Are Southern Vegetables Vanishing from our Dinner Table?

Wednesday, December 19, 2012 at 6:34 pm

Tomatoes picked vine-ripe and ready to go.

Peas in field ready to be picked.

Recently my wife and I went to Geneva County, Alabama to look for fresh southern vegetables. We drove my truck and filled it with vine-ripe tomatoes, okra, freshly picked and shelled pink-eyed and black-eyed peas as well as white butterbeans. We also found sweet corn and fresh squash.

Fresh peas picked and ready to be shelled.

Since all the vegetables were picked, cut, shelled or shucked and washed, the process of blanching then shocking them in an ice bath and freezing or canning was more easily completed than usual.

The problem is that our grocery stores necessarily carry a large variety of vegetables.
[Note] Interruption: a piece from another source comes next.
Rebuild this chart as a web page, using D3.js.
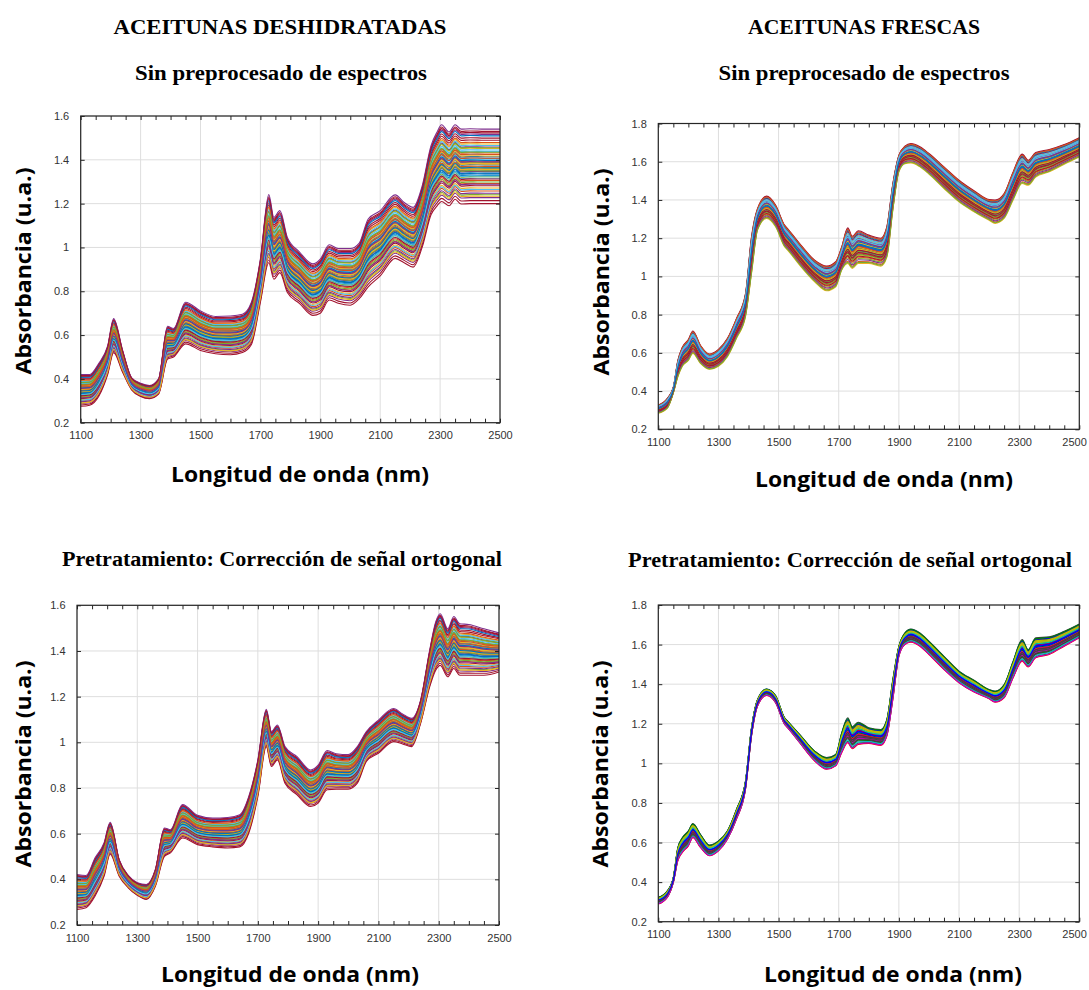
<!DOCTYPE html>
<html>
<head>
<meta charset="utf-8">
<script src="https://cdn.jsdelivr.net/npm/d3@7"></script>
<style>
  body { margin: 0; background: #fff; }
</style>
</head>
<body>
<div id="chart"></div>
<script>
const nmLeft = [1100,1130,1160,1190,1210,1240,1270,1300,1330,1360,1390,1410,1450,1500,1550,1600,1640,1670,1700,1728,1745,1765,1790,1830,1875,1900,1930,1960,2000,2030,2060,2100,2150,2180,2210,2240,2270,2290,2305,2330,2350,2370,2400,2450,2500];
const nmRight = [1100,1130,1150,1165,1180,1200,1215,1240,1270,1300,1330,1360,1390,1410,1430,1460,1490,1520,1530,1570,1620,1660,1690,1710,1730,1745,1765,1800,1840,1860,1880,1900,1920,1940,1970,2000,2050,2100,2150,2200,2220,2250,2280,2310,2330,2355,2400,2450,2500];

// ACEITUNAS DESHIDRATADAS, sin preprocesado: upper / lower edge of the bundle
const dehydRawHi = [0.42,0.42,0.47,0.55,0.675,0.53,0.405,0.38,0.37,0.40,0.64,0.63,0.75,0.71,0.685,0.687,0.695,0.75,0.947,1.241,1.137,1.168,1.046,0.98,0.925,0.947,1.012,0.995,0.995,1.02,1.13,1.168,1.24,1.205,1.183,1.28,1.466,1.527,1.56,1.527,1.56,1.54,1.542,1.54,1.54];
const dehydRawLo = [0.275,0.28,0.32,0.42,0.52,0.43,0.35,0.32,0.31,0.33,0.49,0.50,0.56,0.53,0.515,0.51,0.52,0.557,0.75,0.93,0.855,0.885,0.794,0.745,0.69,0.70,0.76,0.745,0.736,0.766,0.82,0.87,0.95,0.93,0.91,1.0,1.15,1.19,1.21,1.19,1.22,1.198,1.20,1.20,1.20];

// ACEITUNAS DESHIDRATADAS, correccion de senal ortogonal
const dehydOscHi = [0.421,0.417,0.494,0.56,0.65,0.486,0.417,0.385,0.377,0.443,0.625,0.617,0.727,0.68,0.668,0.671,0.683,0.763,0.923,1.145,1.047,1.076,0.981,0.937,0.879,0.90,0.964,0.95,0.946,0.981,1.047,1.097,1.148,1.124,1.105,1.185,1.403,1.527,1.563,1.497,1.551,1.519,1.516,1.497,1.479];
const dehydOscLo = [0.268,0.276,0.327,0.414,0.51,0.414,0.363,0.33,0.312,0.37,0.501,0.516,0.581,0.552,0.542,0.537,0.542,0.603,0.763,0.981,0.894,0.923,0.821,0.77,0.719,0.734,0.792,0.795,0.795,0.821,0.916,0.952,1.003,0.993,0.981,1.083,1.243,1.316,1.337,1.287,1.323,1.294,1.294,1.294,1.308];

// ACEITUNAS FRESCAS, sin preprocesado
const frescRawHi = [0.327,0.362,0.42,0.56,0.63,0.67,0.714,0.64,0.594,0.618,0.676,0.78,0.91,1.207,1.355,1.42,1.373,1.268,1.25,1.172,1.085,1.054,1.077,1.155,1.254,1.21,1.239,1.216,1.2,1.26,1.486,1.634,1.681,1.695,1.678,1.643,1.573,1.503,1.448,1.402,1.40,1.434,1.547,1.64,1.608,1.648,1.664,1.69,1.726];
const frescRawLo = [0.284,0.31,0.39,0.475,0.53,0.56,0.597,0.545,0.514,0.53,0.58,0.676,0.79,1.015,1.242,1.303,1.26,1.155,1.138,1.059,0.972,0.925,0.946,1.033,1.068,1.042,1.068,1.068,1.054,1.10,1.347,1.547,1.59,1.594,1.573,1.535,1.46,1.39,1.338,1.294,1.277,1.303,1.40,1.486,1.477,1.52,1.547,1.587,1.625];

// ACEITUNAS FRESCAS, correccion de senal ortogonal
const frescOscHi = [0.323,0.356,0.424,0.575,0.625,0.659,0.696,0.642,0.587,0.608,0.659,0.768,0.911,1.18,1.323,1.376,1.343,1.23,1.213,1.146,1.062,1.029,1.045,1.155,1.23,1.185,1.208,1.18,1.171,1.222,1.424,1.592,1.659,1.679,1.659,1.617,1.541,1.466,1.42,1.373,1.365,1.398,1.516,1.625,1.575,1.634,1.639,1.667,1.704];
const frescOscLo = [0.289,0.323,0.398,0.508,0.55,0.583,0.625,0.575,0.533,0.558,0.617,0.718,0.869,1.138,1.289,1.343,1.306,1.197,1.18,1.104,1.012,0.97,0.987,1.054,1.104,1.074,1.096,1.101,1.091,1.138,1.323,1.541,1.6,1.612,1.592,1.55,1.474,1.407,1.36,1.326,1.309,1.331,1.432,1.516,1.487,1.533,1.55,1.592,1.634];

// where each sample spectrum sits inside the bundle (0 = lower edge, 1 = upper edge)
const samplesLeft = [0.52,0.31,0.74,0.45,0.12,0.66,0.88,0.38,0.57,0.21,0.93,0.49,0.70,0.04,0.61,0.27,0.80,0.43,0.55,0.34,0.97,0.63,0.17,0.47,0.76,0.29,0.59,0.85,0.40,0.68,0.53,0.08,0.36,0.72,0.24,0.91,0.50,0.64,0.14,0.44,0.78,0.33,0.58,0.82,0.46,1.0,0.69,0.19,0.0,0.41,0.61,0.54,0.26,0.75,0.37,0.95,0.48,0.66,0.10,0.56];
const samplesRight = [0.55,0.32,0.78,0.44,0.15,0.67,0.90,0.38,0.60,0.24,0.97,0.50,0.72,0.29,0.63,0.06,0.83,0.46,0.57,0.35,1.0,0.65,0.19,0.48,0.76,0.27,0.58,0.87,0.41,0.70,0.0,0.53,0.36,0.74,0.22,0.93,0.51,0.62,0.11,0.45,0.80,0.33,0.59,0.96,0.43,0.69,0.03,0.85,0.40,0.56];

// line colour orders (new and old matlab defaults)
const colorsNew = ["#0072BD","#D95319","#EDB120","#7E2F8E","#77AC30","#4DBEEE","#A2142F"];
const colorsOld = ["#0000FF","#008000","#FF0000","#00BFBF","#BF00BF","#BFBF00","#404040"];

const xTicks = [1100,1300,1500,1700,1900,2100,2300,2500];
const xMinorTicks = d3.range(1100, 2501, 50);
const yTicksLeft = [0.2,0.4,0.6,0.8,1,1.2,1.4,1.6];
const yTicksRight = [0.2,0.4,0.6,0.8,1,1.2,1.4,1.6,1.8];

const xLabel = "Longitud de onda (nm)";
const yLabel = "Absorbancia (u.a.)";

const svg = d3.select("#chart")
  .append("svg")
  .attr("width", 1089)
  .attr("height", 990)
  .attr("style", "background-color: white");

const serif = "'Liberation Serif', 'DejaVu Serif', serif";
const sans = "'Open Sans', 'Noto Sans', sans-serif";

// panel layout (pixel boxes of the plot areas and text anchors)
const panels = [
  {id: "tl", box: [80.7, 116, 500, 422.7], yTicks: yTicksLeft, nm: nmLeft, hi: dehydRawHi, lo: dehydRawLo,
   samples: samplesLeft, colors: colorsNew,
   titles: [{t: "ACEITUNAS DESHIDRATADAS", x: 280, y: 34, w: 333}, {t: "Sin preprocesado de espectros", x: 281, y: 80, w: 292}],
   xl: {x: 300, y: 482}, yl: {x: 24, y: 271}},
  {id: "tr", box: [658.3, 123.5, 1079.3, 429.3], yTicks: yTicksRight, nm: nmRight, hi: frescRawHi, lo: frescRawLo,
   samples: samplesRight, colors: colorsNew,
   titles: [{t: "ACEITUNAS FRESCAS", x: 864, y: 33.5, w: 232}, {t: "Sin preprocesado de espectros", x: 864, y: 80, w: 291}],
   xl: {x: 884, y: 487}, yl: {x: 602, y: 272}},
  {id: "bl", box: [77, 605.3, 499, 925], yTicks: yTicksLeft, nm: nmLeft, hi: dehydOscHi, lo: dehydOscLo,
   samples: samplesLeft, colors: colorsNew,
   titles: [{t: "Pretratamiento: Corrección de señal ortogonal", x: 282, y: 566, w: 440}],
   xl: {x: 290, y: 982}, yl: {x: 24, y: 764}},
  {id: "br", box: [658.3, 605, 1079.3, 921.7], yTicks: yTicksRight, nm: nmRight, hi: frescOscHi, lo: frescOscLo,
   samples: samplesRight, colors: colorsOld,
   titles: [{t: "Pretratamiento: Corrección de señal ortogonal", x: 850, y: 566.5, w: 444}],
   xl: {x: 893, y: 982}, yl: {x: 601, y: 764}}
];

function drawPanel(p) {
  const [x0, y0, x1, y1] = p.box;
  const yMax = p.yTicks[p.yTicks.length - 1];
  const x = d3.scaleLinear().domain([1100, 2500]).range([x0, x1]);
  const y = d3.scaleLinear().domain([0.2, yMax]).range([y1, y0]);
  const g = svg.append("g");

  // grid
  g.append("g").selectAll("line").data(xTicks).join("line")
    .attr("x1", d => x(d)).attr("x2", d => x(d))
    .attr("y1", y0).attr("y2", y1)
    .attr("stroke", "#dedede").attr("stroke-width", 1);
  g.append("g").selectAll("line").data(p.yTicks).join("line")
    .attr("x1", x0).attr("x2", x1)
    .attr("y1", d => y(d)).attr("y2", d => y(d))
    .attr("stroke", "#dedede").attr("stroke-width", 1);

  // spectra, clipped to the axes box
  g.append("clipPath").attr("id", "clip-" + p.id)
    .append("rect").attr("x", x0).attr("y", y0).attr("width", x1 - x0).attr("height", y1 - y0);

  const line = d3.line()
    .x((d, i) => x(p.nm[i]))
    .y(d => y(d))
    .curve(d3.curveMonotoneX);

  g.append("g").attr("clip-path", "url(#clip-" + p.id + ")")
    .selectAll("path")
    .data(p.samples)
    .join("path")
    .attr("d", w => line(p.lo.map((v, i) => v + w * (p.hi[i] - v))))
    .attr("fill", "none")
    .attr("stroke", (w, k) => p.colors[k % p.colors.length])
    .attr("stroke-width", 1.1);

  // axes, matlab style box with inward ticks
  const fmtY = d => String(+d.toFixed(1));
  const fmtX = d => String(d);
  const axisStyle = sel => {
    sel.select(".domain").remove();
    sel.selectAll("line").attr("stroke", "#262626");
    sel.selectAll("text").attr("fill", "#333").attr("font-family", "'Liberation Sans', Arial, sans-serif").attr("font-size", 11);
  };
  g.append("g").attr("transform", `translate(0,${y1})`)
    .call(d3.axisBottom(x).tickValues(xMinorTicks).tickSize(-4).tickFormat(""))
    .call(axisStyle);
  const xAxisG = g.append("g").attr("transform", `translate(0,${y1})`)
    .call(d3.axisBottom(x).tickValues(xTicks).tickSize(0).tickPadding(9).tickFormat(fmtX))
    .call(axisStyle);
  // keep the last label inside the page, like the reference does
  xAxisG.selectAll("text").filter(d => d === 2500 && x1 > 1000)
    .attr("text-anchor", "end").attr("dx", 7);
  g.append("g").attr("transform", `translate(0,${y0})`)
    .call(d3.axisTop(x).tickValues(xMinorTicks).tickSize(-4).tickFormat(""))
    .call(axisStyle);
  g.append("g").attr("transform", `translate(${x0},0)`)
    .call(d3.axisLeft(y).tickValues(p.yTicks).tickSize(-4).tickPadding(11.5).tickFormat(fmtY))
    .call(axisStyle);
  g.append("g").attr("transform", `translate(${x1},0)`)
    .call(d3.axisRight(y).tickValues(p.yTicks).tickSize(-4).tickFormat(""))
    .call(axisStyle);

  g.append("rect")
    .attr("x", x0).attr("y", y0).attr("width", x1 - x0).attr("height", y1 - y0)
    .attr("fill", "none").attr("stroke", "#262626").attr("stroke-width", 1.2);

  // titles
  p.titles.forEach(t => {
    svg.append("text")
      .attr("x", t.x).attr("y", t.y)
      .attr("text-anchor", "middle")
      .attr("font-family", serif).attr("font-weight", "bold").attr("font-size", 20)
      .attr("textLength", t.w).attr("lengthAdjust", "spacingAndGlyphs")
      .text(t.t);
  });

  // axis labels
  svg.append("text")
    .attr("x", p.xl.x).attr("y", p.xl.y)
    .attr("text-anchor", "middle")
    .attr("font-family", sans).attr("font-weight", "bold").attr("font-size", 21)
    .attr("textLength", 258).attr("lengthAdjust", "spacingAndGlyphs")
    .text(xLabel);
  svg.append("text")
    .attr("transform", `translate(${p.yl.x + 7},${p.yl.y}) rotate(-90)`)
    .attr("text-anchor", "middle")
    .attr("font-family", sans).attr("font-weight", "bold").attr("font-size", 21)
    .attr("textLength", 207).attr("lengthAdjust", "spacingAndGlyphs")
    .text(yLabel);
}

panels.forEach(drawPanel);
</script>
</body>
</html>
However, most of the vegetables are not as fresh as those we bought at the farms in Alabama because the vegetables in the grocery store are selected for purposes of shipping and harvested younger than ‘field-ripened’ varieties.  The grocer has to make a profit to stay in business, and if varieties of vegetables aren’t affordable and don’t ship well they aren’t likely to make their way into the grocery stores.  More importantly the okra, squash, corn and tomatoes that are available in the local grocery stores are varieties that are more affordable and necessarily ship well.  Unfortunately the peas, butter beans and vine-ripe tomatoes don’t ship as well nor are  they as readily available as the grocery store produce items are.

The availability of some southern vegetables is dependant upon the specific vegetables’ affordability as well as ability to be packed and shipped.  Many vegetables that were readily available in my youth are now dependant upon local farmers and our willingness to safely freeze or can those vegetables.  If the numbers of local farmers continue to decline then my children and grandchildren are unlikely to enjoy the southern bounty of vegetables with their unique taste in the years to come.  However, if we continue to support farmers such as Aplin farms in Malvern, Alabama (pictured here) as well as Brent Womble of Georgia Peas and Produce in Pineview, Georgia and others, southern fresh vegetables will rebound.  Indeed, Frank Stitt’s acclaimed Highlands Bar and Grill in Birmingham, Alabama and Sean Brock and Travis Grimes’  award-winning restaurant Husk in Charleston, South Carolina feature fresh southern vegetables in their menu items.  In fact I am heartened by Sean Brock’s statement about his restaurant’s meat and vegetable ingredients, ” If it doesn’t come from the South, it’s not coming through the door.”  Maybe there is hope that my grandchildren will be able to eat fresh southern vegetables the way their great-grandmother made them!

REFERENCES

  • Costenbader, C.,Preserving the Harvest., 2002,Storey Publishing.